In essence, the GOP has been living with 1980s furniture, which isn’t helping to sell the party to 21st-century buyers.
Sofa bed.

Or not exactly a renovation, more like a new dining room set, sofa, and entertainment center. In essence. And a sofa bed in case the kids decide to show up for Thanksgiving. If you want my advice, Jennifer, forget the furniture and redo the floor, and if you want to be taken seriously put in a new bathroom. The market has gotten really fussy since the bubble burst back when what's-his-name was president. George Something. And if you can't learn how to stop Word from making superscripts out of the ordinal markers, at least try to do something about that hyphen, it looks like a wall-eyed macron.
The meat of conservatism is not the specific issues and positions Reagan took at a particular point in time, but an outlook that favors limited but effective government.
Meat? Really? Yes!
The reformers argue in favor of a government that is lean enough to allow private markets and institutions to flourish...

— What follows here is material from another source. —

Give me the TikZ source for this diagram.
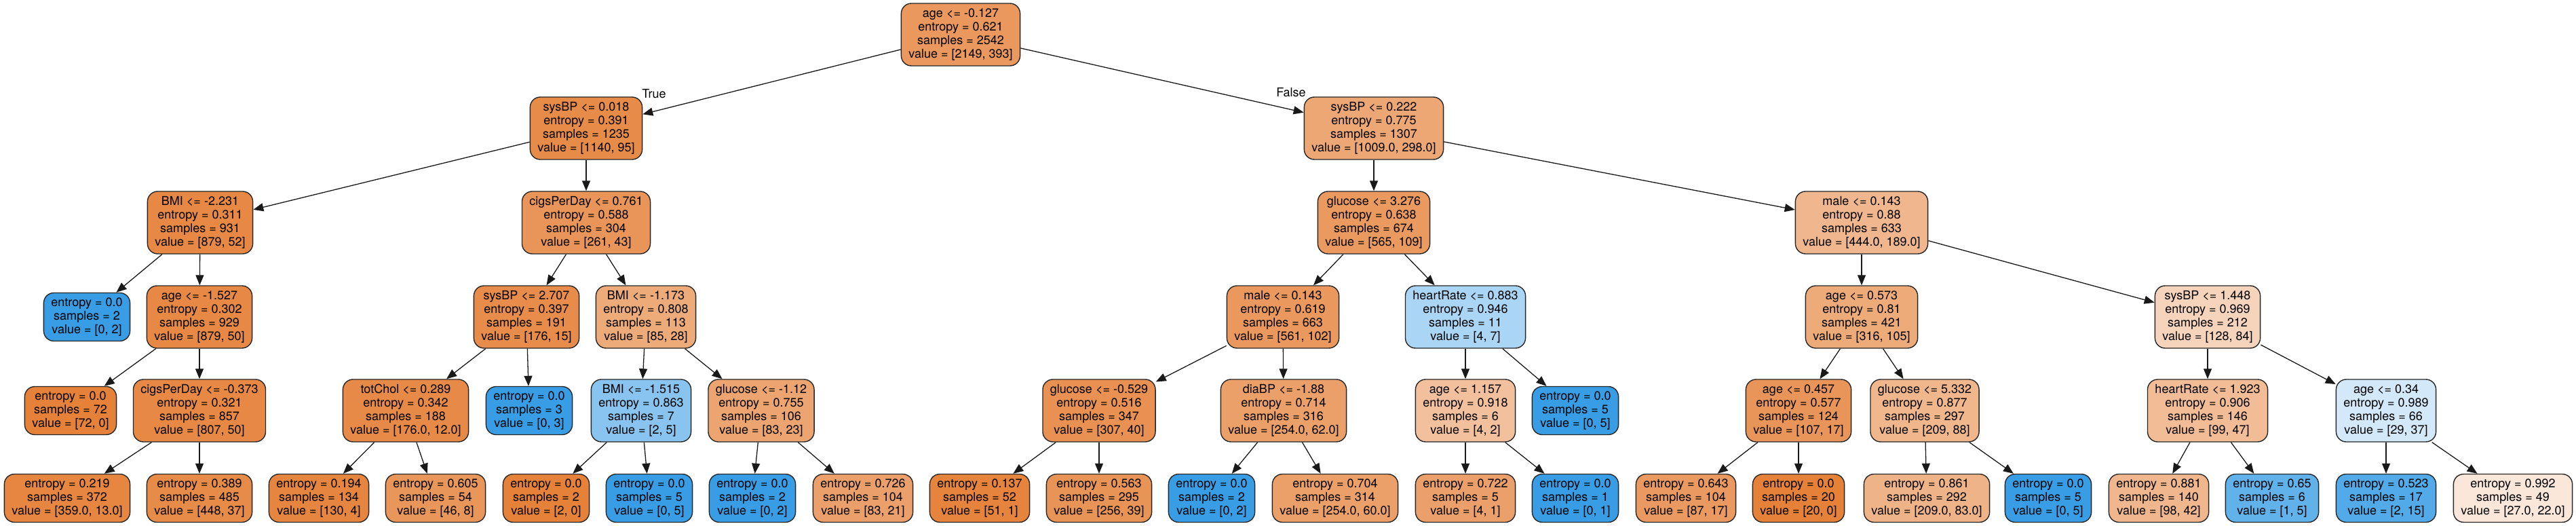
\documentclass[tikz,border=0pt]{standalone}
\usepackage{fontspec}
\setmainfont{TeX Gyre Heros}
\usetikzlibrary{arrows.meta}
\definecolor{clsO}{RGB}{229,129,57}
\definecolor{clsB}{RGB}{57,157,229}
\tikzset{
  tbox/.style={draw=black!85, line width=1.4pt, rounded corners=15pt,
    font=\fontsize{18}{20}\selectfont, align=center, inner xsep=11pt, inner ysep=0pt},
  dnode/.style={tbox, minimum height=92pt},
  lnode/.style={tbox, minimum height=71pt},
  edgearrow/.style={-{Triangle[length=15pt,width=12pt]}, line width=1.3pt, draw=black!90},
  elabel/.style={font=\fontsize{18}{20}\selectfont, inner sep=0pt}
}
\begin{document}
\begin{tikzpicture}[x=1pt,y=-1pt]
\useasboundingbox (0,0) rectangle (3797,775);
% level 0
\node[dnode, fill=clsO!82!white] (n0) at (1416,51) {age <= -0.127\\entropy = 0.621\\samples = 2542\\value = [2149, 393]};
% level 1
\node[dnode, fill=clsO!92!white] (n1) at (864,189) {sysBP <= 0.018\\entropy = 0.391\\samples = 1235\\value = [1140, 95]};
\node[dnode, fill=clsO!70!white] (n2) at (2025,189) {sysBP <= 0.222\\entropy = 0.775\\samples = 1307\\value = [1009.0, 298.0]};
% level 2
\node[dnode, fill=clsO!94!white] (n3) at (295,328) {BMI <= -2.231\\entropy = 0.311\\samples = 931\\value = [879, 52]};
\node[dnode, fill=clsO!84!white] (n4) at (864,328) {cigsPerDay <= 0.761\\entropy = 0.588\\samples = 304\\value = [261, 43]};
\node[dnode, fill=clsO!81!white] (n5) at (2025,328) {glucose <= 3.276\\entropy = 0.638\\samples = 674\\value = [565, 109]};
\node[dnode, fill=clsO!57!white] (n6) at (2744,328) {male <= 0.143\\entropy = 0.88\\samples = 633\\value = [444.0, 189.0]};
% level 3
\node[lnode, fill=clsB] (n7) at (128,467) {entropy = 0.0\\samples = 2\\value = [0, 2]};
\node[dnode, fill=clsO!94!white] (n8) at (294,467) {age <= -1.527\\entropy = 0.302\\samples = 929\\value = [879, 50]};
\node[dnode, fill=clsO!91!white] (n9) at (776,467) {sysBP <= 2.707\\entropy = 0.397\\samples = 191\\value = [176, 15]};
\node[dnode, fill=clsO!67!white] (n10) at (952,467) {BMI <= -1.173\\entropy = 0.808\\samples = 113\\value = [85, 28]};
\node[dnode, fill=clsO!82!white] (n11) at (1891,467) {male <= 0.143\\entropy = 0.619\\samples = 663\\value = [561, 102]};
\node[dnode, fill=clsB!43!white] (n12) at (2160,467) {heartRate <= 0.883\\entropy = 0.946\\samples = 11\\value = [4, 7]};
\node[dnode, fill=clsO!67!white] (n13) at (2744,467) {age <= 0.573\\entropy = 0.81\\samples = 421\\value = [316, 105]};
\node[dnode, fill=clsO!34!white] (n14) at (3254,467) {sysBP <= 1.448\\entropy = 0.969\\samples = 212\\value = [128, 84]};
% level 4
\node[lnode, fill=clsO] (n15) at (104,605) {entropy = 0.0\\samples = 72\\value = [72, 0]};
\node[dnode, fill=clsO!94!white] (n16) at (294,605) {cigsPerDay <= -0.373\\entropy = 0.321\\samples = 857\\value = [807, 50]};
\node[dnode, fill=clsO!93!white] (n17) at (598,605) {totChol <= 0.289\\entropy = 0.342\\samples = 188\\value = [176.0, 12.0]};
\node[lnode, fill=clsB] (n18) at (780,605) {entropy = 0.0\\samples = 3\\value = [0, 3]};
\node[dnode, fill=clsB!60!white] (n19) at (945,605) {BMI <= -1.515\\entropy = 0.863\\samples = 7\\value = [2, 5]};
\node[dnode, fill=clsO!72!white] (n20) at (1122,605) {glucose <= -1.12\\entropy = 0.755\\samples = 106\\value = [83, 23]};
\node[dnode, fill=clsO!87!white] (n21) at (1620,605) {glucose <= -0.529\\entropy = 0.516\\samples = 347\\value = [307, 40]};
\node[dnode, fill=clsO!76!white] (n22) at (1892,605) {diaBP <= -1.88\\entropy = 0.714\\samples = 316\\value = [254.0, 62.0]};
\node[dnode, fill=clsO!50!white] (n23) at (2160,605) {age <= 1.157\\entropy = 0.918\\samples = 6\\value = [4, 2]};
\node[lnode, fill=clsB] (n24) at (2322,605) {entropy = 0.0\\samples = 5\\value = [0, 5]};
\node[dnode, fill=clsO!84!white] (n25) at (2651,605) {age <= 0.457\\entropy = 0.577\\samples = 124\\value = [107, 17]};
\node[dnode, fill=clsO!58!white] (n26) at (2837,605) {glucose <= 5.332\\entropy = 0.877\\samples = 297\\value = [209, 88]};
\node[dnode, fill=clsO!53!white] (n27) at (3254,605) {heartRate <= 1.923\\entropy = 0.906\\samples = 146\\value = [99, 47]};
\node[dnode, fill=clsB!22!white] (n28) at (3517,605) {age <= 0.34\\entropy = 0.989\\samples = 66\\value = [29, 37]};
% level 5
\node[lnode, fill=clsO!96!white] (n29) at (99,734) {entropy = 0.219\\samples = 372\\value = [359.0, 13.0]};
\node[lnode, fill=clsO!92!white] (n30) at (294,734) {entropy = 0.389\\samples = 485\\value = [448, 37]};
\node[lnode, fill=clsO!97!white] (n31) at (470,734) {entropy = 0.194\\samples = 134\\value = [130, 4]};
\node[lnode, fill=clsO!83!white] (n32) at (642,734) {entropy = 0.605\\samples = 54\\value = [46, 8]};
\node[lnode, fill=clsO] (n33) at (805,734) {entropy = 0.0\\samples = 2\\value = [2, 0]};
\node[lnode, fill=clsB] (n34) at (957,734) {entropy = 0.0\\samples = 5\\value = [0, 5]};
\node[lnode, fill=clsB] (n35) at (1109,734) {entropy = 0.0\\samples = 2\\value = [0, 2]};
\node[lnode, fill=clsO!75!white] (n36) at (1272,734) {entropy = 0.726\\samples = 104\\value = [83, 21]};
\node[lnode, fill=clsO!98!white] (n37) at (1444,734) {entropy = 0.137\\samples = 52\\value = [51, 1]};
\node[lnode, fill=clsO!85!white] (n38) at (1620,734) {entropy = 0.563\\samples = 295\\value = [256, 39]};
\node[lnode, fill=clsB] (n39) at (1786,734) {entropy = 0.0\\samples = 2\\value = [0, 2]};
\node[lnode, fill=clsO!76!white] (n40) at (1968,734) {entropy = 0.704\\samples = 314\\value = [254.0, 60.0]};
\node[lnode, fill=clsO!75!white] (n41) at (2160,734) {entropy = 0.722\\samples = 5\\value = [4, 1]};
\node[lnode, fill=clsB] (n42) at (2322,734) {entropy = 0.0\\samples = 1\\value = [0, 1]};
\node[lnode, fill=clsO!80!white] (n43) at (2485,734) {entropy = 0.643\\samples = 104\\value = [87, 17]};
\node[lnode, fill=clsO] (n44) at (2651,734) {entropy = 0.0\\samples = 20\\value = [20, 0]};
\node[lnode, fill=clsO!60!white] (n45) at (2840,734) {entropy = 0.861\\samples = 292\\value = [209.0, 83.0]};
\node[lnode, fill=clsB] (n46) at (3019,734) {entropy = 0.0\\samples = 5\\value = [0, 5]};
\node[lnode, fill=clsO!57!white] (n47) at (3182,734) {entropy = 0.881\\samples = 140\\value = [98, 42]};
\node[lnode, fill=clsB!80!white] (n48) at (3349,734) {entropy = 0.65\\samples = 6\\value = [1, 5]};
\node[lnode, fill=clsB!87!white] (n49) at (3517,734) {entropy = 0.523\\samples = 17\\value = [2, 15]};
\node[lnode, fill=clsO!19!white] (n50) at (3704,734) {entropy = 0.992\\samples = 49\\value = [27.0, 22.0]};
% edge labels
\node[elabel] (lt) at (964,138) {True};
\node[elabel] (lf) at (1903,136) {False};
% edges
\foreach \a/\b in {n0/n1,n0/n2,n1/n3,n1/n4,n2/n5,n2/n6,
  n3/n7,n3/n8,n4/n9,n4/n10,n5/n11,n5/n12,n6/n13,n6/n14,
  n8/n15,n8/n16,n9/n17,n9/n18,n10/n19,n10/n20,n11/n21,n11/n22,
  n12/n23,n12/n24,n13/n25,n13/n26,n14/n27,n14/n28,
  n16/n29,n16/n30,n17/n31,n17/n32,n19/n33,n19/n34,n20/n35,n20/n36,
  n21/n37,n21/n38,n22/n39,n22/n40,n23/n41,n23/n42,n25/n43,n25/n44,
  n26/n45,n26/n46,n27/n47,n27/n48,n28/n49,n28/n50}
  {\draw[edgearrow] (\a) -- (\b);}
\end{tikzpicture}
\end{document}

Lean, but finely marbled with fat in the form of tax incentives and projects that can be hived off to contractors to give it that luscious umami taste? No, it's turning into coffee, or possibly a fabric print, instead:
but bold enough to redesign entitlement programs, revolutionize schools, re-create higher education and jump start the economy with pro-growth measures...
And so on, although the Battle of the Metaphors quiets down at this point. It's not really interesting enough to continue, though she does get back to meat at the end, unless it's only her unfamiliarity with the principles of comma usage:
For all this we can say, well done gentlemen.
They're certainly not rare, anyhow.
IHOP heart attack classic for the Republican rank and file—not what reform conservatives or Koch brothers eat. (The most well-done looking piece I could find.)
Update: Edroso says Rubin is so excited by this development she has devoted THREE columns to it, which may help to explain how the prose got so out of control.